最近、「とある社協のケアマネが利用者の印鑑を無断で作成し不正に使用していた」という報道もありましたが、いくら忙しかろうと印鑑を貰い忘れようと、そんな人間性を疑われるようなことはやってはいけません。

ケアマネ業務以外にもやることが沢山あるのですから、1日の労働時間は必然的に長くなるでしょう。

 

 

売上は良くて50万円

利用者を40人以上持つと減算されるのと、そもそも余程のスーパーマンでもない限り、1人で経理も経営もしながらそう多くの利用者を適切にケアマネジメントができないでしょうから、1ヶ月の売り上げは良くて50万円前後でしょう。

「50万円」と聞くと多いように感じるかもしれませんが、「良くて50万円」です。

また、あくまで売上ですから、純利益ではありません。

その50万円の中から必要な固定費や経費を支払っていかなければなりません。

例えば

  • 家賃
  • 電気代
  • 水道代
  • ガス代
  • ガソリン代
  • 消耗品
  • 各種税金

などになります。

上手くやりくりが出来れば、雇われていた頃と同じか、少しは多い給料を手にすることができるかもしれません。

但し、単純計算してもケアマネ1人で売り上げ100万円を達成することが不可能であることは明らかですし、多くの場合は50万円を確保することも難しいと言えます。

 

 

名も無き事業所は困難事例を回される

新規で立ち上げた名も無き独立型事業所のケアマネ(経営者)が、利用者を獲得するためには地域包括支援センターや病院などへ営業に行き、良好な関係を築いておく必要があります。

しかし、そういった所は同じ法人内に居宅介護支援事業所が併設されていることが多く、名も無き事業所には併設事業所が敬遠するような「困難事例の利用者」ばかりがおこぼれのように回されたりします。

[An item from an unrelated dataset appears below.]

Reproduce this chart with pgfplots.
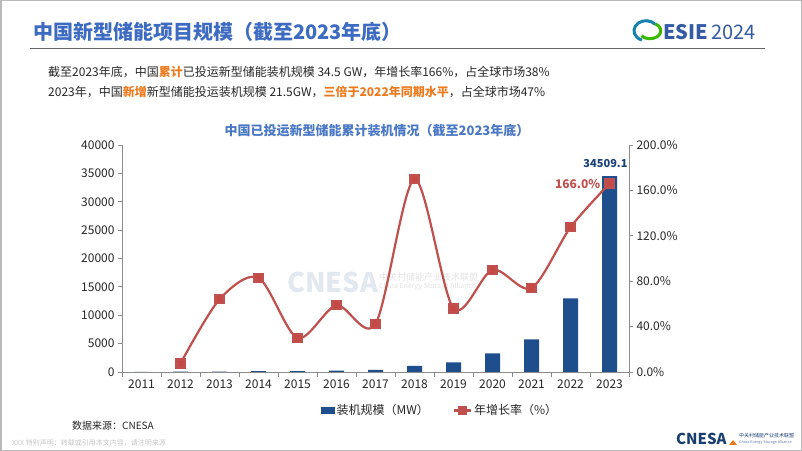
\documentclass[border=0pt]{standalone}
\usepackage{pgfplots}
\pgfplotsset{compat=1.18}
\usepackage{fontspec}
\setmainfont{Noto Sans CJK SC}
\definecolor{ttlblue}{HTML}{3D6BC1}
\definecolor{chblue}{HTML}{4A78C4}
\definecolor{barblue}{HTML}{1F4E8C}
\definecolor{lnred}{HTML}{C0504D}
\definecolor{hlorange}{HTML}{EE7A1E}
\definecolor{txt}{HTML}{262626}
\definecolor{axgray}{HTML}{8C8C8C}
\definecolor{wmark}{HTML}{E2E8F0}
\newcommand{\fs}[1]{\fontsize{#1bp}{#1bp}\selectfont}
\begin{document}
\begin{tikzpicture}
\useasboundingbox (0,0) rectangle (802bp,451bp);
\fill[white] (0,0) rectangle (802bp,451bp);
\draw[gray!55, line width=1.5bp] (0.75bp,0.75bp) rectangle (801.25bp,450.25bp);

% slide header
\node[anchor=west, text=ttlblue, font=\fs{20}\bfseries, inner sep=0] at (33bp,419bp) {中国新型储能项目规模（截至2023年底）};
\draw[gray!80!black, line width=0.8bp] (30bp,403bp) -- (765bp,403bp);
% ESIE logo
\draw[color=barblue!70!cyan, line width=3bp] (646bp,419bp) ++(40:12bp) arc (40:250:12bp and 10bp);
\draw[color=green!60!black!70!lime, line width=3bp] (646bp,419bp) ++(220:6bp) arc (220:420:11bp and 8bp);
\node[anchor=west, text=ttlblue!85!black, font=\fs{20}\bfseries, inner sep=0] at (663bp,419bp) {ESIE};
\node[anchor=west, text=ttlblue!85!black, font=\fs{20}, inner sep=0] at (711bp,419bp) {2024};

% text lines
\node[anchor=west, text=txt, font=\fs{12}, inner sep=0] at (48bp,379bp)
  {截至2023年底，中国\textcolor{hlorange}{\bfseries 累计}已投运新型储能装机规模 34.5 GW，年增长率166\%，占全球市场38\%};
\node[anchor=west, text=txt, font=\fs{12}, inner sep=0] at (48bp,359bp)
  {2023年，中国\textcolor{hlorange}{\bfseries 新增}新型储能投运装机规模 21.5GW，\textcolor{hlorange}{\bfseries 三倍于2022年同期水平}，占全球市场47\%};

% chart title
\node[text=chblue, font=\fs{13}\bfseries, inner sep=0] at (377bp,320bp) {中国已投运新型储能累计装机情况（截至2023年底）};

% watermark
\node[anchor=west, text=wmark, font=\fs{27}\bfseries, inner sep=0] at (287bp,169bp) {CNESA};
\node[anchor=west, text=gray!22, font=\fs{9}, inner sep=0] at (379bp,174bp) {中关村储能产业技术联盟};
\node[anchor=west, text=gray!22, font=\fs{7}, inner sep=0] at (379bp,164bp) {China Energy Storage Alliance};

\begin{axis}[
  at={(122bp,79bp)}, anchor=south west,
  scale only axis, width=507bp, height=227bp,
  xmin=-0.5, xmax=12.5, ymin=0, ymax=40000,
  axis x line*=bottom, axis y line*=left,
  axis line style={axgray, line width=0.8bp},
  xtick={0,...,12}, major x tick style={draw=none},
  xticklabels={2011,2012,2013,2014,2015,2016,2017,2018,2019,2020,2021,2022,2023},
  minor xtick={-0.5,0.5,...,12.5},
  minor x tick style={axgray, line width=0.8bp},
  minor tick length=5bp,
  ytick={0,5000,...,40000},
  ytick style={axgray, line width=0.8bp},
  major tick length=4bp,
  tick align=outside,
  scaled y ticks=false,
  /pgf/number format/1000 sep={},
  /pgf/number format/assume math mode=true,
  tick label style={font=\fs{12}, text=txt},
  legend style={at={(0.627,-0.17)}, anchor=center, draw=none, fill=none,
    font=\fs{12}, text=txt, legend columns=2,
    /tikz/every even column/.append style={column sep=22bp}},
  legend cell align=left,
]
\addplot[ybar, bar width=15bp, fill=barblue, draw=none,
  legend image code/.code={\fill[barblue] (0bp,-3.5bp) rectangle (14bp,3.5bp);}]
  coordinates {(0,42) (1,45) (2,74) (3,135) (4,176) (5,243) (6,390) (7,1072.7) (8,1709.6) (9,3269.2) (10,5729.7) (11,12970) (12,34509.1)};
\addlegendentry{装机规模（MW）}
\addlegendimage{lnred, line width=2.2bp, mark=square*, mark size=3bp}
\addlegendentry{年增长率（\%）}
\node[anchor=south, text=barblue!85!black, font=\fs{11}\bfseries, inner sep=2bp] at ([xshift=-4bp]axis cs:12,35600) {34509.1};
\end{axis}

\begin{axis}[
  at={(122bp,79bp)}, anchor=south west,
  scale only axis, width=507bp, height=227bp,
  xmin=-0.5, xmax=12.5, ymin=0, ymax=200,
  axis x line=none, axis y line*=right,
  axis line style={axgray, line width=0.8bp},
  ytick={0,40,...,200},
  ytick style={axgray, line width=0.8bp},
  major tick length=4bp,
  tick align=outside,
  yticklabel={\pgfmathprintnumber[fixed,fixed zerofill,precision=1,assume math mode=true]{\tick}\%},
  tick label style={font=\fs{12}, text=txt},
]
\addplot[lnred, line width=2.2bp, smooth, tension=0.5, mark=square*, mark size=4bp,
  mark options={fill=lnred!90!red, draw=none}]
  coordinates {(1,7.5) (2,64) (3,83) (4,30) (5,58.7) (6,42.3) (7,169.8) (8,56) (9,90) (10,74) (11,127.5) (12,166)};
\node[anchor=east, text=lnred, font=\fs{12}\bfseries, inner sep=0] at ([xshift=-9bp]axis cs:12,166) {166.0\%};
\end{axis}

% footer
\node[anchor=west, text=txt, font=\fs{10}, inner sep=0] at (72bp,25bp) {数据来源：CNESA};
\node[anchor=west, text=gray!45, font=\fs{7}, inner sep=0] at (12bp,8bp) {XXX 特别声明：转载或引用本文内容，请注明来源};
\node[anchor=west, text=barblue!80!black, font=\fs{15}\bfseries, inner sep=0] at (676bp,12bp) {CNESA};
\fill[hlorange] (729bp,6bp) -- (737bp,6bp) -- (733bp,11bp) -- cycle;
\node[anchor=west, text=barblue!80!black, font=\fs{5}, inner sep=0] at (739bp,15.5bp) {中关村储能产业技术联盟};
\node[anchor=west, text=barblue!70, font=\fs{3.8}, inner sep=0] at (739bp,9bp) {China Energy Storage Alliance};
\end{tikzpicture}
\end{document}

断れば利用者も獲得できませんし、仕事を回してくれた先の心象も良くないでしょう。

そもそも、運営基準で「正当な理由なく居宅介護支援の提供を拒否できない」とされています。

引き受ければ実績として認めて貰えるため、今後もどんどん困難事例の利用者を紹介されることになります。

「地域包括支援センター」と「居宅介護支援事業所」の違いをわかりやすく解説

 

 

「人に使われるストレス」からは解放される

独立開業すれば自分が経営者になるので「儲からない上に過酷」ではあるものの「人に使われるストレス」からは解放されるでしょう。

それは独立する上での大きなメリットでもあります。

自分のペースで仕事が出来ますし、職場の人間関係にうんざりすることもなくなります。

 

 

 

最後に

 

今回は、「ケアマネ資格を取って居宅介護支援事業所を開業したらどうなるのか」ということについて解説しました。

利益を増やしていこうとすれば、自分以外のケアマネを新たに従業員として雇い入れて規模を拡大させていくか、複合的に「通所介護事業所(デイサービス)」や「訪問介護事業所(ホームヘルプサービス)」を同列法人で運営してく手段が考えられます。

しかし、デイサービスや訪問介護事業を開業するにはコストが掛かりますし、そもそも人材を確保できなければ運営が出来ません。

また、今後居宅介護支援事業所の管理者を主任ケアマネに限定していく国の方針から、「主任ケアマネを確保できない程度の弱小事業所は不要」「事業所数を増やさず大規模な事業所に集約していきたい」という思惑が見え隠れしているのではないでしょうか。